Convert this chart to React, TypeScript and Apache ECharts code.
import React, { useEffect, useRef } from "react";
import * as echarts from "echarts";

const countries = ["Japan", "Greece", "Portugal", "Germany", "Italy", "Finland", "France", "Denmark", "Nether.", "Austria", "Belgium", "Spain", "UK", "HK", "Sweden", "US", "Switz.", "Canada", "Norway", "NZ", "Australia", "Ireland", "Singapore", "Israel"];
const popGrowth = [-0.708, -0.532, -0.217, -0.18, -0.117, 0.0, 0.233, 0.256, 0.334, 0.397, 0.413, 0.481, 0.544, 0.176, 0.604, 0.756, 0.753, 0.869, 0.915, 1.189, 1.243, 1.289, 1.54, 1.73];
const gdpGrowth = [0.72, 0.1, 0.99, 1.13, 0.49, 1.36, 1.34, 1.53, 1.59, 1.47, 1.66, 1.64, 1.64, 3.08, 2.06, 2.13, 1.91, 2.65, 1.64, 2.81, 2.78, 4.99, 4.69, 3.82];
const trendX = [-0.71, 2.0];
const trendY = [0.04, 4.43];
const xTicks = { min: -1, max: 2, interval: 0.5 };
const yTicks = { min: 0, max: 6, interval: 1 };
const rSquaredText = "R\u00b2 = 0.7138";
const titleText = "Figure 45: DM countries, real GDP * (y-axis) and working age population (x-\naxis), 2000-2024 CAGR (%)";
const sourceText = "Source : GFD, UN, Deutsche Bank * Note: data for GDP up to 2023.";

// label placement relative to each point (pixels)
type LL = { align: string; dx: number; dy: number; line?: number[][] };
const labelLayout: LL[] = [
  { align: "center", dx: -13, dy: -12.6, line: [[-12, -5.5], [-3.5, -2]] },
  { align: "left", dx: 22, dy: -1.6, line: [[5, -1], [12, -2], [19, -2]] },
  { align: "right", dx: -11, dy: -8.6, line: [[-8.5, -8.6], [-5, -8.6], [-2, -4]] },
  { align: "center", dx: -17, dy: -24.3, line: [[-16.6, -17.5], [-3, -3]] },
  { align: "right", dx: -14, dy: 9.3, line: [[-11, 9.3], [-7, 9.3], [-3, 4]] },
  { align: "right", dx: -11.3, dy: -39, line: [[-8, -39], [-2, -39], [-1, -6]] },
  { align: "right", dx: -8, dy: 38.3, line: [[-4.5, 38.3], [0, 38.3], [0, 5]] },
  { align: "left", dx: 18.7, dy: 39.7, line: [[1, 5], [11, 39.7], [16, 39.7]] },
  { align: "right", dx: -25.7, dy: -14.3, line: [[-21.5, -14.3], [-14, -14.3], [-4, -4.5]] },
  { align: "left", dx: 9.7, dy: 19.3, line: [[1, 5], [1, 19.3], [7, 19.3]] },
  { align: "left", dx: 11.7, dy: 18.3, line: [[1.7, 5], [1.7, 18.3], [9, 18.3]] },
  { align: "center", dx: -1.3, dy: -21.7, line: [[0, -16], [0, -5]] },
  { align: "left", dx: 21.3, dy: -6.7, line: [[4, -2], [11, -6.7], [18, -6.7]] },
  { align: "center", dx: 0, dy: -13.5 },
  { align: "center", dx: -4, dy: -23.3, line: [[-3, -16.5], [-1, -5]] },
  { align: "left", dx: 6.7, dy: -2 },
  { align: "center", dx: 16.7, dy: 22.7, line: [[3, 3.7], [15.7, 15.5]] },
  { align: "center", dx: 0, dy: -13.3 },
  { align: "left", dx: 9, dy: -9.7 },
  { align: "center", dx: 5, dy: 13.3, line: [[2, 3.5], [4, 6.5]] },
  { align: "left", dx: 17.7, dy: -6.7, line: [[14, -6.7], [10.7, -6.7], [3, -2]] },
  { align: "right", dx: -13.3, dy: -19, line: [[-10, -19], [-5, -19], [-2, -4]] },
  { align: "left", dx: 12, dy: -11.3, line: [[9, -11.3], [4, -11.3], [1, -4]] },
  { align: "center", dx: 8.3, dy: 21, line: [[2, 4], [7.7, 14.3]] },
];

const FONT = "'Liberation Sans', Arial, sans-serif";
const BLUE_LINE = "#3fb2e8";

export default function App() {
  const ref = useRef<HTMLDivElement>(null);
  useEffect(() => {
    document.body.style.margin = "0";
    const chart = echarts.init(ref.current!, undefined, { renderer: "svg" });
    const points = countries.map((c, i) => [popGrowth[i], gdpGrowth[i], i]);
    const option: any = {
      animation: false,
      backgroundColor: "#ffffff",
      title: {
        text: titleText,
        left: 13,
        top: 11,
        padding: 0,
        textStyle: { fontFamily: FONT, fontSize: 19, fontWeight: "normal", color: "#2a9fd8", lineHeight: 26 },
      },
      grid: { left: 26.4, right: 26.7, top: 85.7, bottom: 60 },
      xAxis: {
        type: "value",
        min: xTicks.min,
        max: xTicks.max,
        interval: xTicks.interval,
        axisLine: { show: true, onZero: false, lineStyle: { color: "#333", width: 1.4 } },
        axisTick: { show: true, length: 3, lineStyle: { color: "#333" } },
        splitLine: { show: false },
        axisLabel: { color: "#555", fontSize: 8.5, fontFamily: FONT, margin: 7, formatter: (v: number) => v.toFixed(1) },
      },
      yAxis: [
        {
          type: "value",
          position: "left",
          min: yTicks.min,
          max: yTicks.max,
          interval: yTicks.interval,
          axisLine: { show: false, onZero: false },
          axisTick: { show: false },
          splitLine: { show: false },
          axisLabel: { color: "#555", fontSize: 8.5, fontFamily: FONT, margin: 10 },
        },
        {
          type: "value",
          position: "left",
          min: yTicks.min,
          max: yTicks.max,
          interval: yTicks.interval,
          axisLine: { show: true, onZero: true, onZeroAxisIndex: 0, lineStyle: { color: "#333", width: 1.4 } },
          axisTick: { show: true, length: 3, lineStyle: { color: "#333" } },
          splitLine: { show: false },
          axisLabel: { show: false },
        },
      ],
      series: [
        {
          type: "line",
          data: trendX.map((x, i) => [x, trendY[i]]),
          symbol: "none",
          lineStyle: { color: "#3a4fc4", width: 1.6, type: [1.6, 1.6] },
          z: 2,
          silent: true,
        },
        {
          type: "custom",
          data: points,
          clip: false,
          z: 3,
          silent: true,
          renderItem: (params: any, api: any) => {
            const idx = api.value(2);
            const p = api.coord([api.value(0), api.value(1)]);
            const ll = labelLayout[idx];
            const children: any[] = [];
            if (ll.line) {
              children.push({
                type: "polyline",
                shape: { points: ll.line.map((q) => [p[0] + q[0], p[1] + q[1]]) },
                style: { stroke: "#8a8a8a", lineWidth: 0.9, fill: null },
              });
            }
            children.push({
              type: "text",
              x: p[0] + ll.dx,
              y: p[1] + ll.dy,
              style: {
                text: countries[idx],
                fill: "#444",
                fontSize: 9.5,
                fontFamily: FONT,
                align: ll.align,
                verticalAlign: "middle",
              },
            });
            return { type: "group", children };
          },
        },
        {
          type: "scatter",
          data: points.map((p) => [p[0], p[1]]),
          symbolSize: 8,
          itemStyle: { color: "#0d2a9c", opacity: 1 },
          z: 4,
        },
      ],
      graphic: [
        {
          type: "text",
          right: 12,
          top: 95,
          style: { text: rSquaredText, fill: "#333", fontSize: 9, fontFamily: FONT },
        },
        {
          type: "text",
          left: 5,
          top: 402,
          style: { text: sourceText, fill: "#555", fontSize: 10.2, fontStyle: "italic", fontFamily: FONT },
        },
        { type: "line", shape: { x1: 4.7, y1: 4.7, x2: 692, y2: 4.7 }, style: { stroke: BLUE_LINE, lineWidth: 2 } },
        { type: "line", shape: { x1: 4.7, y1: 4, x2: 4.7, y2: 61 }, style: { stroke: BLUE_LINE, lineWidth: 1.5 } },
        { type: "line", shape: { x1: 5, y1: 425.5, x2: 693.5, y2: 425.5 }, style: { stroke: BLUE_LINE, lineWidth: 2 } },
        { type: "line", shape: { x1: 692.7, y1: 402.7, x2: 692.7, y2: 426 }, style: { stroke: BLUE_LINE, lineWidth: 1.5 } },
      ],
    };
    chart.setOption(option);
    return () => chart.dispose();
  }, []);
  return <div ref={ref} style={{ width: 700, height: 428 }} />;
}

## Exercise directions:
From the opening line of the data above, please print each line as written up to and including the line that contains "import * as", and nothing more.

## Problem solution:
Convert this chart to React, TypeScript and Apache ECharts code.
import React, { useEffect, useRef } from "react";
import * as echarts from "echarts";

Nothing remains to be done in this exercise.